La publicación de los Papeles de Panamá ha causado un importante revuelo en medio mundo. Básicamente, a la mitad del mundo que, al no verse obligada a pasar hambre, debe pagar impuestos para sufragar toda clase de estructuras burocrático-estatales. A la otra mitad, que no sabe si hoy podrá llegar a la cena con un poco de comida, todo esto le importa un bledo.

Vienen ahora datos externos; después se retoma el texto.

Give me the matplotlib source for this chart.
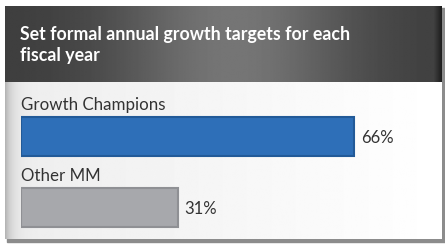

Pero a la primera mitad, en la que posiblemente se encuentre el lector de esta página (y en la que está el autor que esto escribe), este revuelo posiblemente le cause cierta satisfacción. Al fin y al cabo, toda esta historia tiene algo de Robin Hood, de un héroe -aquí en forma de hacker- que roba a los ricos y malvados en favor de los más pobres. Es verdad, dirán ustedes, que aquí solo se ha sustraído información y no dinero, pero no es menos cierto que tras la información, es posible que algún Estado se despierte e investigue, con lo que puede darse que alguno de los astutos y evasores ricos cuyo nombre sale en los papeles, acabe pagando fuertes sumas a la Hacienda Pública. Por tanto, aunque de forma remota, indirecta, algo de dinero se nos devolverá a todos.
Sin embargo, esta euforia algo canallesca de clase media no debe llevarnos a pensar que con ello la justicia triunfa de forma inevitable. Es verdad que alguna cosa cambia. La fragilidad de la informática asegura que determinadas opacidades pueden no serlo tanto, y que hay una elevada exposición al riesgo en muchas de estas operaciones cuando son llevadas a cabo por ciudadanos de países medianamente serios y con autoridades fiscales razonablemente eficaces.
No obstante, cuando para que se haga justicia debe ser necesaria la intervención de un Robin Hood, aunque sea titulado en informática, no nos encontramos solo ante un rico déspota, ni con un conjunto de ricos que evaden impuestos, sino que nos hallamos ante un sistema corrupto que tolera estos comportamientos. De no ser así, Robin Hood es innecesario.
Y esa tolerancia hacia estos comportamientos ilegales llega a ser incluso abiertamente justificada. Estos días, no es nada difícil escuchar analistas en los medios de comunicación que argumentan a favor de la existencia de estas «vías de escape fiscal» por la elevada carga tributaria de la mayoría de países occidentales. Llegan incluso a advertir de su eventual eliminación y los peligros que entraña: si no dejamos evadir impuestos a los ricos, se llevaran directamente su dinero a otra parte y dejarán de invertir en nuestro país.
Desconozco hasta que punto es real esta amenaza, aunque debo confesar que el argumento, que a veces he escuchado, de que subir los impuestos a los ricos les desincentiva para seguir siendo ricos, me ha parecido siempre algo arriesgado. Pero asumiendo que sea así, no estaría de más que los gobiernos europeos al menos tuvieran el detalle de reconocer que aquí los ricos no pagan impuestos. Nos gustará más o menos que nos lo digan, pero la evidencia es clara. Reconózcanlo de una vez: los impuestos, como las colas en los cines, no son para los ricos.